** PROVIDED DATA **
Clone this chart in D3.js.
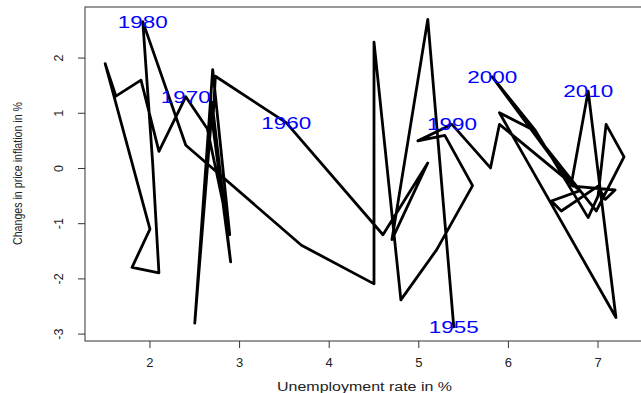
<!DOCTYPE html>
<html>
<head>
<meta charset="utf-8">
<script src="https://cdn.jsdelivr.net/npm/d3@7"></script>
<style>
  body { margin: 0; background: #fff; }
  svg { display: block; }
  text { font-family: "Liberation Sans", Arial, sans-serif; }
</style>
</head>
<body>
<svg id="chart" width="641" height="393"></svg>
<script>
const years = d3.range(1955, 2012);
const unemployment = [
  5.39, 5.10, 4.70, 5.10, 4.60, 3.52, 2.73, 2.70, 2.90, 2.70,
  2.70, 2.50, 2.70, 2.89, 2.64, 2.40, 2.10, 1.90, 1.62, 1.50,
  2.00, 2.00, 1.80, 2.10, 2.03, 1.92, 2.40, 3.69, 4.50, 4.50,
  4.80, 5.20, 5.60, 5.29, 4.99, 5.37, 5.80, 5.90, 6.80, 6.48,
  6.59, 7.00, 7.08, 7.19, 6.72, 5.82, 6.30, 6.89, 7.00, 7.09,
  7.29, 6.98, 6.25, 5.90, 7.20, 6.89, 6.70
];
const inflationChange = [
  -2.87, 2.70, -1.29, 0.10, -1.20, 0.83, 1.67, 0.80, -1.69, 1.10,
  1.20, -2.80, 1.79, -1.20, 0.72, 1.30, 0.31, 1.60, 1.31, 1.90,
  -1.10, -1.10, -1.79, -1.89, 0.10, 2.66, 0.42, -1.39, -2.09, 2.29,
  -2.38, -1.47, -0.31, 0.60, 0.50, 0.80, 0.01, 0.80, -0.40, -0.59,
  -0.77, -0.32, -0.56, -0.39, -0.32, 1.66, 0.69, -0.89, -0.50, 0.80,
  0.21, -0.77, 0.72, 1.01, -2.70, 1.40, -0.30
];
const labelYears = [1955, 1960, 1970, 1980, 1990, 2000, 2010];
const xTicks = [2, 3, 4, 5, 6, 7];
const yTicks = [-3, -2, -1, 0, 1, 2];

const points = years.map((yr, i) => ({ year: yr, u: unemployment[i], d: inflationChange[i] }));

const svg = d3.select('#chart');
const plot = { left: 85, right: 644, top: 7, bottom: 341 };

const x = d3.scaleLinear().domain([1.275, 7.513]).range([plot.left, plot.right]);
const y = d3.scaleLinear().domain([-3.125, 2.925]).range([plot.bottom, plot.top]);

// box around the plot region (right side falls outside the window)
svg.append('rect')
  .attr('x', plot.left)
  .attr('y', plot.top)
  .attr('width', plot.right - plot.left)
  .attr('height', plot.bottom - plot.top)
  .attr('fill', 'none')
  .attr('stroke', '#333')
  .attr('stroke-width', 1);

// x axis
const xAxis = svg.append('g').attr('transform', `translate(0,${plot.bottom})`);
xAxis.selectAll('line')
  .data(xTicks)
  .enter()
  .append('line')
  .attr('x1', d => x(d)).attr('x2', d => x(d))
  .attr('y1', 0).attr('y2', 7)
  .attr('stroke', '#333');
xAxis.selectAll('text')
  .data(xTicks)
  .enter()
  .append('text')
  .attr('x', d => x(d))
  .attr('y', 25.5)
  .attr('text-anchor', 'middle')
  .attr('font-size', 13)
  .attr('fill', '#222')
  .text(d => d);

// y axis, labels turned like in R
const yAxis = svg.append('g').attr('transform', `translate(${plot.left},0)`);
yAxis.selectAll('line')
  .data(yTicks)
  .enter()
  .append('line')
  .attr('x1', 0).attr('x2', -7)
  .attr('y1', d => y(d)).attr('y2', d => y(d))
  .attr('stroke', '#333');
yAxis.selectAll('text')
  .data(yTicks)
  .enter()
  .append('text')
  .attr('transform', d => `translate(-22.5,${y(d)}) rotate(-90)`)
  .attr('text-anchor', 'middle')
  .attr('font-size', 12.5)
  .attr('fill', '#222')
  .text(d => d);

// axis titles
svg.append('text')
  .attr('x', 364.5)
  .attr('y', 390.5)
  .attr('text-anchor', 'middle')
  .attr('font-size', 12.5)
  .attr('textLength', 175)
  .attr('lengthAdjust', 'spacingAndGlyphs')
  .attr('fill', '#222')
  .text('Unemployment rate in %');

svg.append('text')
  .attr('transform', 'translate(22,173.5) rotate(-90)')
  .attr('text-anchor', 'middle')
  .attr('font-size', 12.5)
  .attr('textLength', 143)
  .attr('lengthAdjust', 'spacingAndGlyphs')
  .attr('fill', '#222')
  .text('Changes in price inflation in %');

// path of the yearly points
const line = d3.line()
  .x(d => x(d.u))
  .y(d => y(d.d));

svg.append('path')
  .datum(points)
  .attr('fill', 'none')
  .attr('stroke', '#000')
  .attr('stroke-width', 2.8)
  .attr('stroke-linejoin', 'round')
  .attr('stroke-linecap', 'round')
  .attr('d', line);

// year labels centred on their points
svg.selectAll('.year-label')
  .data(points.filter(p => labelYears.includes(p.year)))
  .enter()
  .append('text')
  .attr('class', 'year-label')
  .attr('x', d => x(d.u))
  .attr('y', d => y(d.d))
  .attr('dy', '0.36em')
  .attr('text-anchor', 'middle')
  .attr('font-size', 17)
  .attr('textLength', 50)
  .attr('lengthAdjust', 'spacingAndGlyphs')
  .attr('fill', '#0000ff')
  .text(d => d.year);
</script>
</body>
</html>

** EXERCISE DIRECTIONS **
Reproduce the material above in full and without alteration, but skip all pictures.

** EXPECTED OUTPUT **
Clone this chart in D3.js.
<!DOCTYPE html>
<html>
<head>
<meta charset="utf-8">
<script src="https://cdn.jsdelivr.net/npm/d3@7"></script>
<style>
  body { margin: 0; background: #fff; }
  svg { display: block; }
  text { font-family: "Liberation Sans", Arial, sans-serif; }
</style>
</head>
<body>
<svg id="chart" width="641" height="393"></svg>
<script>
const years = d3.range(1955, 2012);
const unemployment = [
  5.39, 5.10, 4.70, 5.10, 4.60, 3.52, 2.73, 2.70, 2.90, 2.70,
  2.70, 2.50, 2.70, 2.89, 2.64, 2.40, 2.10, 1.90, 1.62, 1.50,
  2.00, 2.00, 1.80, 2.10, 2.03, 1.92, 2.40, 3.69, 4.50, 4.50,
  4.80, 5.20, 5.60, 5.29, 4.99, 5.37, 5.80, 5.90, 6.80, 6.48,
  6.59, 7.00, 7.08, 7.19, 6.72, 5.82, 6.30, 6.89, 7.00, 7.09,
  7.29, 6.98, 6.25, 5.90, 7.20, 6.89, 6.70
];
const inflationChange = [
  -2.87, 2.70, -1.29, 0.10, -1.20, 0.83, 1.67, 0.80, -1.69, 1.10,
  1.20, -2.80, 1.79, -1.20, 0.72, 1.30, 0.31, 1.60, 1.31, 1.90,
  -1.10, -1.10, -1.79, -1.89, 0.10, 2.66, 0.42, -1.39, -2.09, 2.29,
  -2.38, -1.47, -0.31, 0.60, 0.50, 0.80, 0.01, 0.80, -0.40, -0.59,
  -0.77, -0.32, -0.56, -0.39, -0.32, 1.66, 0.69, -0.89, -0.50, 0.80,
  0.21, -0.77, 0.72, 1.01, -2.70, 1.40, -0.30
];
const labelYears = [1955, 1960, 1970, 1980, 1990, 2000, 2010];
const xTicks = [2, 3, 4, 5, 6, 7];
const yTicks = [-3, -2, -1, 0, 1, 2];

const points = years.map((yr, i) => ({ year: yr, u: unemployment[i], d: inflationChange[i] }));

const svg = d3.select('#chart');
const plot = { left: 85, right: 644, top: 7, bottom: 341 };

const x = d3.scaleLinear().domain([1.275, 7.513]).range([plot.left, plot.right]);
const y = d3.scaleLinear().domain([-3.125, 2.925]).range([plot.bottom, plot.top]);

// box around the plot region (right side falls outside the window)
svg.append('rect')
  .attr('x', plot.left)
  .attr('y', plot.top)
  .attr('width', plot.right - plot.left)
  .attr('height', plot.bottom - plot.top)
  .attr('fill', 'none')
  .attr('stroke', '#333')
  .attr('stroke-width', 1);

// x axis
const xAxis = svg.append('g').attr('transform', `translate(0,${plot.bottom})`);
xAxis.selectAll('line')
  .data(xTicks)
  .enter()
  .append('line')
  .attr('x1', d => x(d)).attr('x2', d => x(d))
  .attr('y1', 0).attr('y2', 7)
  .attr('stroke', '#333');
xAxis.selectAll('text')
  .data(xTicks)
  .enter()
  .append('text')
  .attr('x', d => x(d))
  .attr('y', 25.5)
  .attr('text-anchor', 'middle')
  .attr('font-size', 13)
  .attr('fill', '#222')
  .text(d => d);

// y axis, labels turned like in R
const yAxis = svg.append('g').attr('transform', `translate(${plot.left},0)`);
yAxis.selectAll('line')
  .data(yTicks)
  .enter()
  .append('line')
  .attr('x1', 0).attr('x2', -7)
  .attr('y1', d => y(d)).attr('y2', d => y(d))
  .attr('stroke', '#333');
yAxis.selectAll('text')
  .data(yTicks)
  .enter()
  .append('text')
  .attr('transform', d => `translate(-22.5,${y(d)}) rotate(-90)`)
  .attr('text-anchor', 'middle')
  .attr('font-size', 12.5)
  .attr('fill', '#222')
  .text(d => d);

// axis titles
svg.append('text')
  .attr('x', 364.5)
  .attr('y', 390.5)
  .attr('text-anchor', 'middle')
  .attr('font-size', 12.5)
  .attr('textLength', 175)
  .attr('lengthAdjust', 'spacingAndGlyphs')
  .attr('fill', '#222')
  .text('Unemployment rate in %');

svg.append('text')
  .attr('transform', 'translate(22,173.5) rotate(-90)')
  .attr('text-anchor', 'middle')
  .attr('font-size', 12.5)
  .attr('textLength', 143)
  .attr('lengthAdjust', 'spacingAndGlyphs')
  .attr('fill', '#222')
  .text('Changes in price inflation in %');

// path of the yearly points
const line = d3.line()
  .x(d => x(d.u))
  .y(d => y(d.d));

svg.append('path')
  .datum(points)
  .attr('fill', 'none')
  .attr('stroke', '#000')
  .attr('stroke-width', 2.8)
  .attr('stroke-linejoin', 'round')
  .attr('stroke-linecap', 'round')
  .attr('d', line);

// year labels centred on their points
svg.selectAll('.year-label')
  .data(points.filter(p => labelYears.includes(p.year)))
  .enter()
  .append('text')
  .attr('class', 'year-label')
  .attr('x', d => x(d.u))
  .attr('y', d => y(d.d))
  .attr('dy', '0.36em')
  .attr('text-anchor', 'middle')
  .attr('font-size', 17)
  .attr('textLength', 50)
  .attr('lengthAdjust', 'spacingAndGlyphs')
  .attr('fill', '#0000ff')
  .text(d => d.year);
</script>
</body>
</html>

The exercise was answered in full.